- _Task goal_: Copy out the data below as written; omit any images.

Source code of charts:
-------

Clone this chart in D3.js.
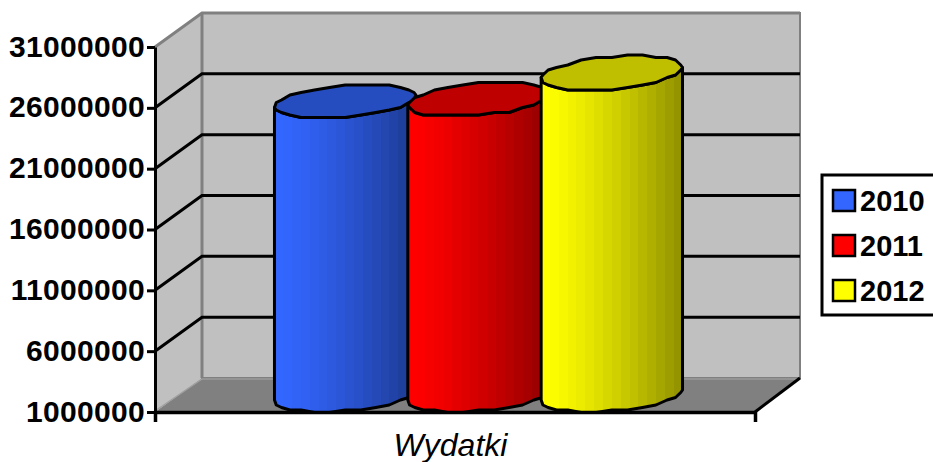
<!DOCTYPE html>
<html>
<head>
<meta charset="utf-8">
<script src="https://cdn.jsdelivr.net/npm/d3@7"></script>
<style>
    html, body { margin: 0; background: #fff; }
    svg { display: block; font-family: "Liberation Sans", Arial, sans-serif; }
</style>
</head>
<body>
<svg id="chart" width="933" height="462"></svg>
<script>
const categories = ['Wydatki'];
const years = ['2010', '2011', '2012'];
const wydatki = [25160000, 25300000, 27460000];
const yTicks = [1000000, 6000000, 11000000, 16000000, 21000000, 26000000, 31000000];
const baseColors = ['#3366ff', '#ff0000', '#ffff00'];

const WIDTH = 933, HEIGHT = 462;
const PLOT = {left: 155, right: 755, top: 47, bottom: 412};
const DEPTH = {x: 47, y: 34};

const svg = d3.select('#chart');
const defs = svg.append('defs');

const yScale = d3.scaleLinear()
    .domain([yTicks[0], yTicks[yTicks.length - 1]])
    .range([PLOT.bottom, PLOT.top]);

const xOuter = d3.scalePoint()
    .domain(categories)
    .range([PLOT.left, PLOT.right])
    .padding(0.5);

const xBar = d3.scaleBand()
    .domain(years)
    .range([xOuter('Wydatki') - 200, xOuter('Wydatki') + 200]);

// walls and floor
const poly = pts => 'M' + pts.map(p => p.join(',')).join('L') + 'Z';
const { left: L, right: R, top: T, bottom: B } = PLOT;

svg.append('path')
    .attr('d', poly([[L, T], [L + DEPTH.x, T - DEPTH.y], [L + DEPTH.x, B - DEPTH.y], [L, B]]))
    .attr('fill', '#c0c0c0');
svg.append('rect')
    .attr('x', L + DEPTH.x).attr('y', T - DEPTH.y)
    .attr('width', R - L - 2).attr('height', B - T)
    .attr('fill', '#c0c0c0')
    .attr('stroke', '#808080').attr('stroke-width', 2);
svg.append('path')
    .attr('d', poly([[L, B], [L + DEPTH.x, B - DEPTH.y], [R + DEPTH.x - 2, B - DEPTH.y], [R, B]]))
    .attr('fill', '#808080');

// grey edges of the box
const edge = (pts, w) => svg.append('path')
    .attr('d', 'M' + pts.map(p => p.join(',')).join('L'))
    .attr('fill', 'none').attr('stroke', '#808080').attr('stroke-width', w);
edge([[L, T], [L + DEPTH.x, T - DEPTH.y], [R + DEPTH.x - 2, T - DEPTH.y]], 3);
edge([[L + DEPTH.x, T - DEPTH.y], [L + DEPTH.x, B - DEPTH.y]], 3);
svg.append('path')
    .attr('d', `M${L},${B - 1}L${L + DEPTH.x},${B - DEPTH.y + 1}`)
    .attr('stroke', '#a0a0a0').attr('stroke-width', 1.5);
svg.append('path')
    .attr('d', `M${L + DEPTH.x},${B - DEPTH.y + 1}H${R + DEPTH.x - 2}`)
    .attr('stroke', '#a8a8a8').attr('stroke-width', 1);

// gridlines on the side wall and back wall
const gridTicks = yTicks.slice(1, -1);
svg.selectAll('.grid')
    .data(gridTicks)
    .join('path')
    .attr('class', 'grid')
    .attr('d', d => `M${L},${yScale(d)}L${L + DEPTH.x},${yScale(d) - DEPTH.y}H${R + DEPTH.x - 2}`)
    .attr('fill', 'none')
    .attr('stroke', '#000')
    .attr('stroke-width', 3);

// right floor edge
svg.append('path')
    .attr('d', `M${R},${B}L${R + DEPTH.x - 2},${B - DEPTH.y}`)
    .attr('stroke', '#000').attr('stroke-width', 3);

// columns
const rx = xBar.bandwidth() / 2;
const skew = DEPTH.x / 2;
const ry = DEPTH.y / 2;
const tStart = Math.PI + Math.atan(skew / rx);
const STEPS = 28;

// rim as a polygon, y snapped to a coarse grid to get the stepped outline
function rimPoint(cx, cy, t) {
    return [cx + rx * Math.cos(t) + skew * Math.sin(t),
            Math.round((cy - ry * Math.sin(t)) / 2.5) * 2.5];
}
const rimAngles = d3.range(STEPS + 1).map(i => tStart + i * 2 * Math.PI / STEPS);
const line = d3.line();

years.forEach((year, i) => {
    let base = d3.rgb(baseColors[i]);
    let grad = defs.append('linearGradient').attr('id', 'bar' + year);
    let bands = 16;
    d3.range(bands).forEach(k => {
        let f = 1 - 0.42 * Math.pow(k / (bands - 1), 1.3);
        let c = d3.rgb(base.r * f, base.g * f, base.b * f).formatHex();
        grad.append('stop').attr('offset', k / bands).attr('stop-color', c);
        grad.append('stop').attr('offset', (k + 1) / bands).attr('stop-color', c);
    });

    let cx = xBar(year) + rx + DEPTH.x / 2;
    let topY = yScale(wydatki[i]) - DEPTH.y / 2;
    let botY = yScale(yTicks[0]) - DEPTH.y / 2;

    let front = rimAngles.slice(0, STEPS / 2 + 1);
    let side = front.map(t => rimPoint(cx, botY, t))
        .concat(front.slice().reverse().map(t => rimPoint(cx, topY, t)));

    let g = svg.append('g').attr('class', 'column');
    g.append('path')
        .attr('d', line(side) + 'Z')
        .attr('fill', `url(#bar${year})`)
        .attr('stroke', '#000').attr('stroke-width', 3).attr('stroke-linejoin', 'round');
    g.append('path')
        .attr('d', line(rimAngles.map(t => rimPoint(cx, topY, t))) + 'Z')
        .attr('fill', d3.rgb(base.r * 0.75, base.g * 0.75, base.b * 0.75).formatHex())
        .attr('stroke', '#000').attr('stroke-width', 3).attr('stroke-linejoin', 'round');
});

// axes
const yAxis = d3.axisLeft(yScale)
    .tickValues(yTicks)
    .tickFormat(d3.format('d'))
    .tickSize(8)
    .tickSizeOuter(0)
    .tickPadding(2);
const yG = svg.append('g').attr('transform', `translate(${L},0)`).call(yAxis);
yG.selectAll('path,line').attr('stroke', '#000').attr('stroke-width', 3);
yG.selectAll('text')
    .attr('fill', '#000')
    .attr('font-family', '"Liberation Sans", Arial, sans-serif')
    .attr('font-size', 30).attr('font-weight', 'bold')
    .attr('letter-spacing', 0.3)
    .attr('dy', '0.3em');

const xAxis = d3.axisBottom(xOuter)
    .tickSize(0)
    .tickSizeOuter(10)
    .tickPadding(21);
const xG = svg.append('g').attr('transform', `translate(0,${B})`).call(xAxis);
xG.select('.domain').attr('stroke', '#000').attr('stroke-width', 3.5);
xG.selectAll('text')
    .attr('fill', '#000')
    .attr('dx', -5)
    .attr('font-family', '"Liberation Sans", Arial, sans-serif')
    .attr('font-size', 32).attr('font-style', 'italic');

// legend
const legend = svg.append('g').attr('transform', 'translate(822,175)');
legend.append('rect')
    .attr('width', 120).attr('height', 140)
    .attr('fill', '#fff').attr('stroke', '#000').attr('stroke-width', 3);
const legendY = d3.scalePoint().domain(years).range([26, 116]);
const items = legend.selectAll('.item')
    .data(years)
    .join('g')
    .attr('class', 'item')
    .attr('transform', d => `translate(0,${legendY(d)})`);
items.append('rect')
    .attr('x', 11).attr('y', -11)
    .attr('width', 22).attr('height', 21)
    .attr('fill', (d, i) => baseColors[i])
    .attr('stroke', '#000').attr('stroke-width', 2.5);
items.append('text')
    .attr('x', 38).attr('y', 10)
    .attr('font-size', 29).attr('font-weight', 'bold')
    .text(d => d);
</script>
</body>
</html>
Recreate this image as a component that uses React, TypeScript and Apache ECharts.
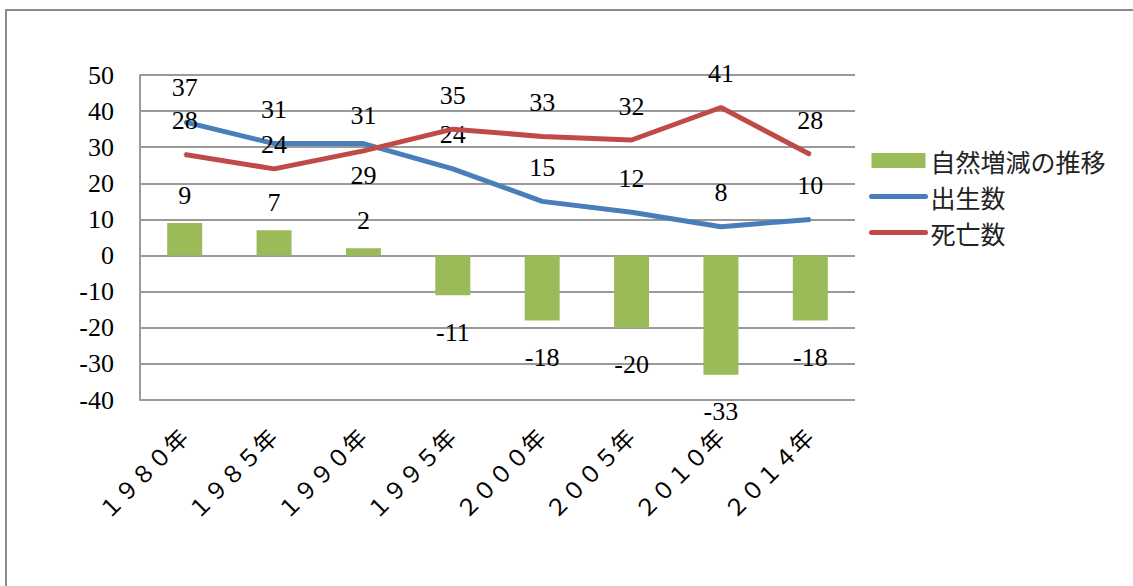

-------

- _Response to the exercise_:
Clone this chart in D3.js.
<!DOCTYPE html>
<html>
<head>
<meta charset="utf-8">
<script src="https://cdn.jsdelivr.net/npm/d3@7"></script>
<style>
    html, body { margin: 0; background: #fff; }
    svg { display: block; font-family: "Liberation Sans", Arial, sans-serif; }
</style>
</head>
<body>
<svg id="chart" width="933" height="462"></svg>
<script>
const categories = ['Wydatki'];
const years = ['2010', '2011', '2012'];
const wydatki = [25160000, 25300000, 27460000];
const yTicks = [1000000, 6000000, 11000000, 16000000, 21000000, 26000000, 31000000];
const baseColors = ['#3366ff', '#ff0000', '#ffff00'];

const WIDTH = 933, HEIGHT = 462;
const PLOT = {left: 155, right: 755, top: 47, bottom: 412};
const DEPTH = {x: 47, y: 34};

const svg = d3.select('#chart');
const defs = svg.append('defs');

const yScale = d3.scaleLinear()
    .domain([yTicks[0], yTicks[yTicks.length - 1]])
    .range([PLOT.bottom, PLOT.top]);

const xOuter = d3.scalePoint()
    .domain(categories)
    .range([PLOT.left, PLOT.right])
    .padding(0.5);

const xBar = d3.scaleBand()
    .domain(years)
    .range([xOuter('Wydatki') - 200, xOuter('Wydatki') + 200]);

// walls and floor
const poly = pts => 'M' + pts.map(p => p.join(',')).join('L') + 'Z';
const { left: L, right: R, top: T, bottom: B } = PLOT;

svg.append('path')
    .attr('d', poly([[L, T], [L + DEPTH.x, T - DEPTH.y], [L + DEPTH.x, B - DEPTH.y], [L, B]]))
    .attr('fill', '#c0c0c0');
svg.append('rect')
    .attr('x', L + DEPTH.x).attr('y', T - DEPTH.y)
    .attr('width', R - L - 2).attr('height', B - T)
    .attr('fill', '#c0c0c0')
    .attr('stroke', '#808080').attr('stroke-width', 2);
svg.append('path')
    .attr('d', poly([[L, B], [L + DEPTH.x, B - DEPTH.y], [R + DEPTH.x - 2, B - DEPTH.y], [R, B]]))
    .attr('fill', '#808080');

// grey edges of the box
const edge = (pts, w) => svg.append('path')
    .attr('d', 'M' + pts.map(p => p.join(',')).join('L'))
    .attr('fill', 'none').attr('stroke', '#808080').attr('stroke-width', w);
edge([[L, T], [L + DEPTH.x, T - DEPTH.y], [R + DEPTH.x - 2, T - DEPTH.y]], 3);
edge([[L + DEPTH.x, T - DEPTH.y], [L + DEPTH.x, B - DEPTH.y]], 3);
svg.append('path')
    .attr('d', `M${L},${B - 1}L${L + DEPTH.x},${B - DEPTH.y + 1}`)
    .attr('stroke', '#a0a0a0').attr('stroke-width', 1.5);
svg.append('path')
    .attr('d', `M${L + DEPTH.x},${B - DEPTH.y + 1}H${R + DEPTH.x - 2}`)
    .attr('stroke', '#a8a8a8').attr('stroke-width', 1);

// gridlines on the side wall and back wall
const gridTicks = yTicks.slice(1, -1);
svg.selectAll('.grid')
    .data(gridTicks)
    .join('path')
    .attr('class', 'grid')
    .attr('d', d => `M${L},${yScale(d)}L${L + DEPTH.x},${yScale(d) - DEPTH.y}H${R + DEPTH.x - 2}`)
    .attr('fill', 'none')
    .attr('stroke', '#000')
    .attr('stroke-width', 3);

// right floor edge
svg.append('path')
    .attr('d', `M${R},${B}L${R + DEPTH.x - 2},${B - DEPTH.y}`)
    .attr('stroke', '#000').attr('stroke-width', 3);

// columns
const rx = xBar.bandwidth() / 2;
const skew = DEPTH.x / 2;
const ry = DEPTH.y / 2;
const tStart = Math.PI + Math.atan(skew / rx);
const STEPS = 28;

// rim as a polygon, y snapped to a coarse grid to get the stepped outline
function rimPoint(cx, cy, t) {
    return [cx + rx * Math.cos(t) + skew * Math.sin(t),
            Math.round((cy - ry * Math.sin(t)) / 2.5) * 2.5];
}
const rimAngles = d3.range(STEPS + 1).map(i => tStart + i * 2 * Math.PI / STEPS);
const line = d3.line();

years.forEach((year, i) => {
    let base = d3.rgb(baseColors[i]);
    let grad = defs.append('linearGradient').attr('id', 'bar' + year);
    let bands = 16;
    d3.range(bands).forEach(k => {
        let f = 1 - 0.42 * Math.pow(k / (bands - 1), 1.3);
        let c = d3.rgb(base.r * f, base.g * f, base.b * f).formatHex();
        grad.append('stop').attr('offset', k / bands).attr('stop-color', c);
        grad.append('stop').attr('offset', (k + 1) / bands).attr('stop-color', c);
    });

    let cx = xBar(year) + rx + DEPTH.x / 2;
    let topY = yScale(wydatki[i]) - DEPTH.y / 2;
    let botY = yScale(yTicks[0]) - DEPTH.y / 2;

    let front = rimAngles.slice(0, STEPS / 2 + 1);
    let side = front.map(t => rimPoint(cx, botY, t))
        .concat(front.slice().reverse().map(t => rimPoint(cx, topY, t)));

    let g = svg.append('g').attr('class', 'column');
    g.append('path')
        .attr('d', line(side) + 'Z')
        .attr('fill', `url(#bar${year})`)
        .attr('stroke', '#000').attr('stroke-width', 3).attr('stroke-linejoin', 'round');
    g.append('path')
        .attr('d', line(rimAngles.map(t => rimPoint(cx, topY, t))) + 'Z')
        .attr('fill', d3.rgb(base.r * 0.75, base.g * 0.75, base.b * 0.75).formatHex())
        .attr('stroke', '#000').attr('stroke-width', 3).attr('stroke-linejoin', 'round');
});

// axes
const yAxis = d3.axisLeft(yScale)
    .tickValues(yTicks)
    .tickFormat(d3.format('d'))
    .tickSize(8)
    .tickSizeOuter(0)
    .tickPadding(2);
const yG = svg.append('g').attr('transform', `translate(${L},0)`).call(yAxis);
yG.selectAll('path,line').attr('stroke', '#000').attr('stroke-width', 3);
yG.selectAll('text')
    .attr('fill', '#000')
    .attr('font-family', '"Liberation Sans", Arial, sans-serif')
    .attr('font-size', 30).attr('font-weight', 'bold')
    .attr('letter-spacing', 0.3)
    .attr('dy', '0.3em');

const xAxis = d3.axisBottom(xOuter)
    .tickSize(0)
    .tickSizeOuter(10)
    .tickPadding(21);
const xG = svg.append('g').attr('transform', `translate(0,${B})`).call(xAxis);
xG.select('.domain').attr('stroke', '#000').attr('stroke-width', 3.5);
xG.selectAll('text')
    .attr('fill', '#000')
    .attr('dx', -5)
    .attr('font-family', '"Liberation Sans", Arial, sans-serif')
    .attr('font-size', 32).attr('font-style', 'italic');

// legend
const legend = svg.append('g').attr('transform', 'translate(822,175)');
legend.append('rect')
    .attr('width', 120).attr('height', 140)
    .attr('fill', '#fff').attr('stroke', '#000').attr('stroke-width', 3);
const legendY = d3.scalePoint().domain(years).range([26, 116]);
const items = legend.selectAll('.item')
    .data(years)
    .join('g')
    .attr('class', 'item')
    .attr('transform', d => `translate(0,${legendY(d)})`);
items.append('rect')
    .attr('x', 11).attr('y', -11)
    .attr('width', 22).attr('height', 21)
    .attr('fill', (d, i) => baseColors[i])
    .attr('stroke', '#000').attr('stroke-width', 2.5);
items.append('text')
    .attr('x', 38).attr('y', 10)
    .attr('font-size', 29).attr('font-weight', 'bold')
    .text(d => d);
</script>
</body>
</html>
Recreate this image as a component that uses React, TypeScript and Apache ECharts.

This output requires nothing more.